Comment: Upcoming US dollar strength will be short-lived
The direction of the US dollar is one of the most discussed topics for investors today, and with good reason. Ugo Lancioni (pictured below) looks at its longer term prospects.
Longer term, we believe the dollar is close to fair value – if not slightly overvalued – and is on a downward trend. This view is supported by purchasing power parity and the negative sentiment associated with the US’ twin deficits, caused by aggressive fiscal expansion, which will demand foreign financing.
Nonetheless, we have a cautiously positive near-term dollar outlook. This reflects the view these long-term dynamics, in combination with changes to central bank balance sheets and perceived US political risk, have pushed the currency too low already – especially given the countervailing trend of US interest rate divergence with the rest of the world.
Dollar selling, both speculative and related to unhedged equity flows toward Europe, has persisted despite the fact interest rate differentials have widened dramatically in favour of the US currency, up to about 3% per year. It is likely euro and yen-based investors will begin to question holding currency-hedged US assets at a cost of 3% per year.
By the same token, US dollar-based investors will eventually notice the ability to earn 3% per year by holding currency-hedged European assets. Therefore, the incentive to reverse recent flows out of the dollar are building. The recent rise in the US dollar overnight index swap rate also suggests demand for dollars may be picking up.
The short-term nature of our strong-dollar view also helps to explain how our Asset Allocation Committee can upgrade its dollar outlook, without revising the overweight view on emerging market equities and debt. As well as acknowledging global investors are still underweight emerging markets – which are much earlier into the recovery than developed markets – we regard the long-term downtrend in the dollar as a net-positive for the emerging world.
Neuberger Berman’s key global currency calls
USD: Overweight. Market participants are short the dollar, but short-term yield differentials are supportive and US economic data surprises have improved. Excess weakness this year may be due to one-off flows. Risks to the view include softer than expected inflation, the fact the dollar is moderately overvalued on a long-term PPP basis and that Fed tightening is already largely priced in.
Euro: Underweight. The strong euro is causing a tightening of financial conditions and ECB monetary policy will continue to be accommodative as inflationary pressures are weak and have surprised on the downside, as have PMIs. The political situation in Italy may be unstable for some time. Risks to the view include a more relaxed stance from the ECB on the growth outlook, as forward-looking indicators still suggest above-trend growth for 2018. The eurozone also boasts a large current account surplus.
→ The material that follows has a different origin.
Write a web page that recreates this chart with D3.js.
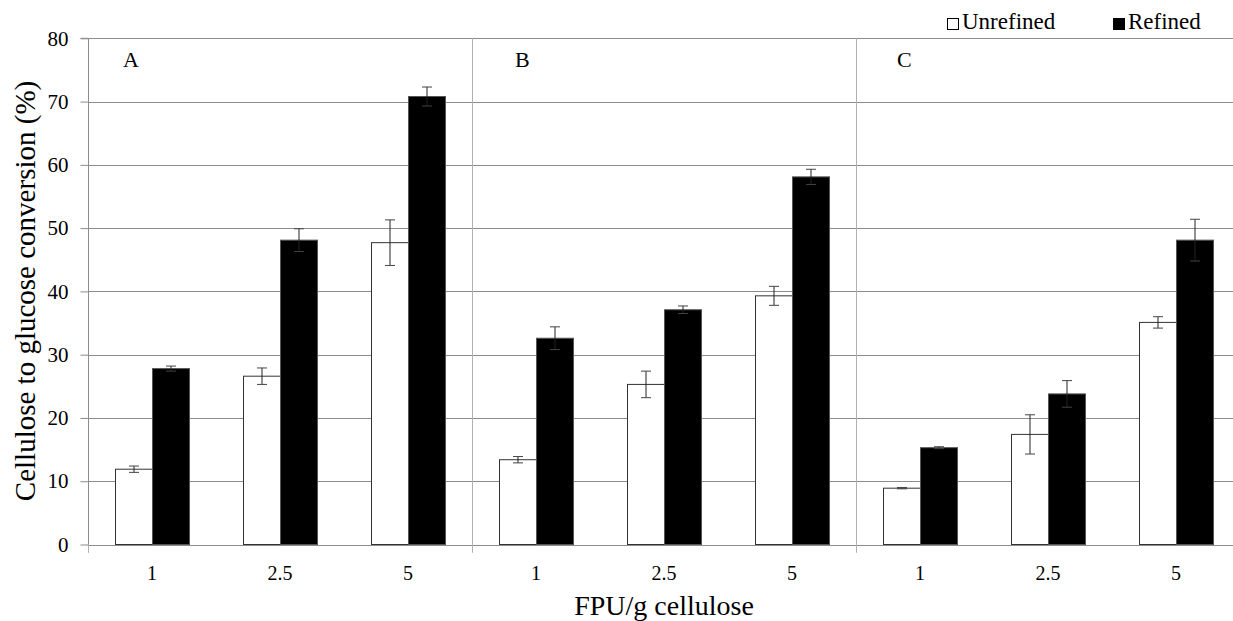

Yen: Neutral, from a slight Overweight. However, we retain a more favourable view on a three to six-month horizon. Japanese growth remains solid and inflationary pressures are starting to build and there are tentative signs the BoJ is preparing the market for reduced stimulus. Long yen also remains a valid trade during periods of risk aversion and Japan has a strong current account surplus. Market participants are short yen, despite PPP and real exchange rates suggesting the currency is undervalued. Downside risks include the wide yield differentials, the continued low inflation in Japan and the fact the yen is already the best performing major currency this year.
GBP: Neutral, from a slight Overweight. Similar to the yen, we retain a more favourable on sterling over a three to six-month horizon. The GBP is undervalued based on PPP measures and a rate hike from the BoE has narrowed yield differentials. Job creation and wages have been stronger than expected and progress has been made in Brexit negotiations. Downside risks include a return to political uncertainty, as Brexit negotiations move into the details, lower consumer spending power and a weak GBP importing inflation and causing real yield erosion.
Swiss Franc: Underweight. The franc is still very overvalued based on PPP measures, which is keeping inflation low. Safe haven flows should continue to be unwound, as European prospects improve and the SNB will likely lean against any rapid appreciation. Risks to the view include Italian political uncertainty, Switzerland’s strong current account balance and a potential uptick in the country’s inflation dynamics.